Tsunami | Sri Lanka's wiped-out fishing villages do a slow business in aid, comfort, and reconstruction | Greg Dabel

GALLE, Sri Lanka — In the bygone fishing village of Hambantota sits a large sturdy statue of Buddha, unfazed in a debris field that extends one-half mile inland. In 39 fishing villages along Sri Lanka's southern and eastern coastline that scene repeats. Entire towns have been swept off the map yet the stone Buddhas remain.

"What kind of god would save himself but not save his people?" asks a woman drawing water from a spigot that protrudes from the ground where her house once stood.
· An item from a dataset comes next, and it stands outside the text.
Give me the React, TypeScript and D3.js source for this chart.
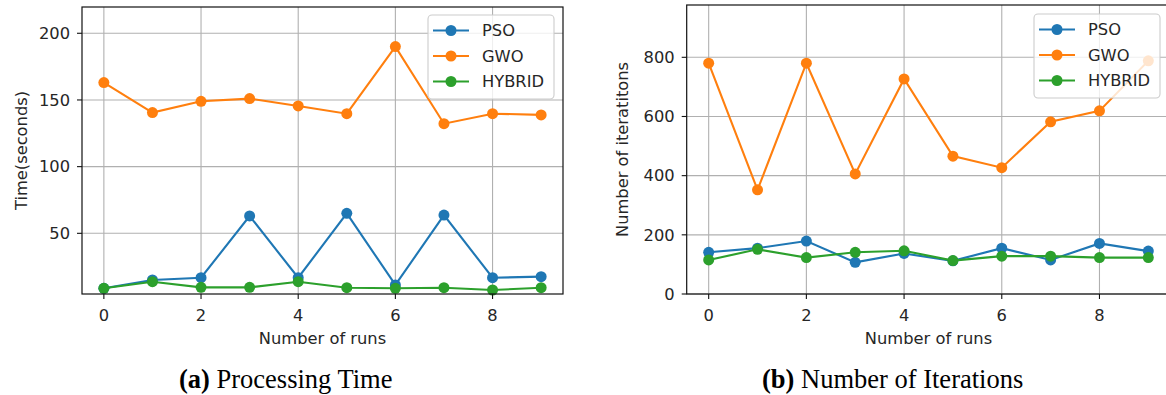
import React from "react";
import * as d3 from "d3";

const runs = [0, 1, 2, 3, 4, 5, 6, 7, 8, 9];
const seriesNames = ["PSO", "GWO", "HYBRID"];
const seriesColors = ["#1f77b4", "#ff7f0e", "#2ca02c"];

// (a) Processing time (seconds)
const timePSO = [8.8, 15, 16.7, 63, 16.7, 65, 11.3, 63.7, 16.7, 17.5];
const timeGWO = [163, 140.5, 149, 151, 145.5, 139.7, 190, 132.2, 139.7, 138.8];
const timeHYBRID = [8.8, 13.7, 9.5, 9.5, 13.7, 9.2, 8.8, 9.2, 7.5, 9.2];
const timeTicks = [50, 100, 150, 200];

// (b) Number of iterations
const iterPSO = [141, 155, 179, 107, 137, 112, 155, 115, 171, 145];
const iterGWO = [780, 352, 780, 406, 727, 466, 427, 582, 619, 788];
const iterHYBRID = [115, 151, 123, 141, 146, 113, 128, 128, 123, 123];
const iterTicks = [0, 200, 400, 600, 800];

const xTicks = [0, 2, 4, 6, 8];

const FONT = "DejaVu Sans, sans-serif";
const TEXT = "#262626";

type PanelProps = {
  left: number;
  top: number;
  right: number;
  bottom: number;
  yDomain: [number, number];
  yTicks: number[];
  series: number[][];
  yLabel: string;
  yLabelX: number;
  legendX: number;
  legendY: number;
  xLabel: string;
};

function Panel(p: PanelProps) {
  const x = d3.scaleLinear().domain([-0.45, 9.45]).range([p.left, p.right]);
  const y = d3.scaleLinear().domain(p.yDomain).range([p.bottom, p.top]);
  const line = d3
    .line<number>()
    .x((_, i) => x(runs[i]))
    .y((d) => y(d));
  const fs = 16.3;
  const lw = 126;
  const lh = 84;
  const mr = 5.5;
  return (
    <g>
      {xTicks.map((t) => (
        <line key={"gx" + t} x1={x(t)} x2={x(t)} y1={p.top} y2={p.bottom} stroke="#b0b0b0" strokeWidth={1.1} />
      ))}
      {p.yTicks.map((t) => (
        <line key={"gy" + t} x1={p.left} x2={p.right} y1={y(t)} y2={y(t)} stroke="#b0b0b0" strokeWidth={1.1} />
      ))}
      {p.series.map((s, si) => (
        <g key={"s" + si}>
          <path d={line(s) || ""} fill="none" stroke={seriesColors[si]} strokeWidth={2.1} />
          {s.map((v, i) => (
            <circle key={i} cx={x(runs[i])} cy={y(v)} r={mr} fill={seriesColors[si]} />
          ))}
        </g>
      ))}
      <rect x={p.left} y={p.top} width={p.right - p.left} height={p.bottom - p.top} fill="none" stroke="#111" strokeWidth={1.2} />
      {xTicks.map((t) => (
        <g key={"xt" + t}>
          <line x1={x(t)} x2={x(t)} y1={p.bottom} y2={p.bottom + 5} stroke="#111" strokeWidth={1.1} />
          <text x={x(t)} y={p.bottom + 27} textAnchor="middle" fontFamily={FONT} fontSize={fs} fill={TEXT}>
            {t}
          </text>
        </g>
      ))}
      {p.yTicks.map((t) => (
        <g key={"yt" + t}>
          <line x1={p.left - 5} x2={p.left} y1={y(t)} y2={y(t)} stroke="#111" strokeWidth={1.1} />
          <text x={p.left - 12} y={y(t)} dy="0.35em" textAnchor="end" fontFamily={FONT} fontSize={fs} fill={TEXT}>
            {t}
          </text>
        </g>
      ))}
      <text x={(p.left + p.right) / 2} y={344} textAnchor="middle" fontFamily={FONT} fontSize={fs} fill={TEXT}>
        {p.xLabel}
      </text>
      <text
        transform={`translate(${p.yLabelX},${(p.top + p.bottom) / 2}) rotate(-90)`}
        textAnchor="middle"
        dy="0.35em"
        fontFamily={FONT}
        fontSize={fs}
        fill={TEXT}
      >
        {p.yLabel}
      </text>
      <rect x={p.legendX} y={p.legendY} width={lw} height={lh} rx={4} fill="white" fillOpacity={0.8} stroke="#cccccc" strokeWidth={1.1} />
      {seriesNames.map((n, i) => {
        const cy = p.legendY + 15.5 + i * 25.5;
        return (
          <g key={n}>
            <line x1={p.legendX + 5} x2={p.legendX + 41} y1={cy} y2={cy} stroke={seriesColors[i]} strokeWidth={2.1} />
            <circle cx={p.legendX + 23} cy={cy} r={mr} fill={seriesColors[i]} />
            <text x={p.legendX + 54} y={cy} dy="0.35em" fontFamily={FONT} fontSize={fs} fill={TEXT}>
              {n}
            </text>
          </g>
        );
      })}
    </g>
  );
}

export default function App() {
  return (
    <svg width={1166} height={395} style={{ position: "absolute", left: 0, top: 0, background: "white" }}>
      <rect x={0} y={0} width={1166} height={395} fill="white" />
      <Panel
        left={82}
        top={7}
        right={563}
        bottom={294}
        yDomain={[4.5, 219.7]}
        yTicks={timeTicks}
        series={[timePSO, timeGWO, timeHYBRID]}
        yLabel="Time(seconds)"
        yLabelX={21}
        legendX={428}
        legendY={15}
        xLabel="Number of runs"
      />
      <Panel
        left={686.7}
        top={5}
        right={1170.3}
        bottom={294}
        yDomain={[0, 976.8]}
        yTicks={iterTicks}
        series={[iterPSO, iterGWO, iterHYBRID]}
        yLabel="Number of iteratitons"
        yLabelX={622}
        legendX={1034}
        legendY={14}
        xLabel="Number of runs"
      />
      <text x={179} y={388} fontFamily="Liberation Serif, Times New Roman, serif" fontSize={26.5} fill="#000">
        <tspan fontWeight="bold">(a)</tspan> Processing Time
      </text>
      <text x={762} y={388} fontFamily="Liberation Serif, Times New Roman, serif" fontSize={26.5} fill="#000">
        <tspan fontWeight="bold">(b)</tspan> Number of Iterations
      </text>
    </svg>
  );
}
She does not expect an answer and soon walks away to join her husband, gazing out to sea where a fleet of fishing boats once lolled.

One month after the deadly tsunami, the seas surrounding Sri Lanka look calm and innocent, while the coastline churns with a torrent of activity. Armies of volunteers and curiosity-seekers—from South Korea, Norway, France, the Czech Republic, and the United States—clear rubble, fix buildings and roads, and comfort survivors. It is a wearying, slow business in the lingering muck and devastation. No one is less wary of the placid sea. Almost five weeks since it took 31,000 lives and displaced 1 million people from this island nation of 19 million, imported workers and displaced residents keep one eye on the ocean as they labor.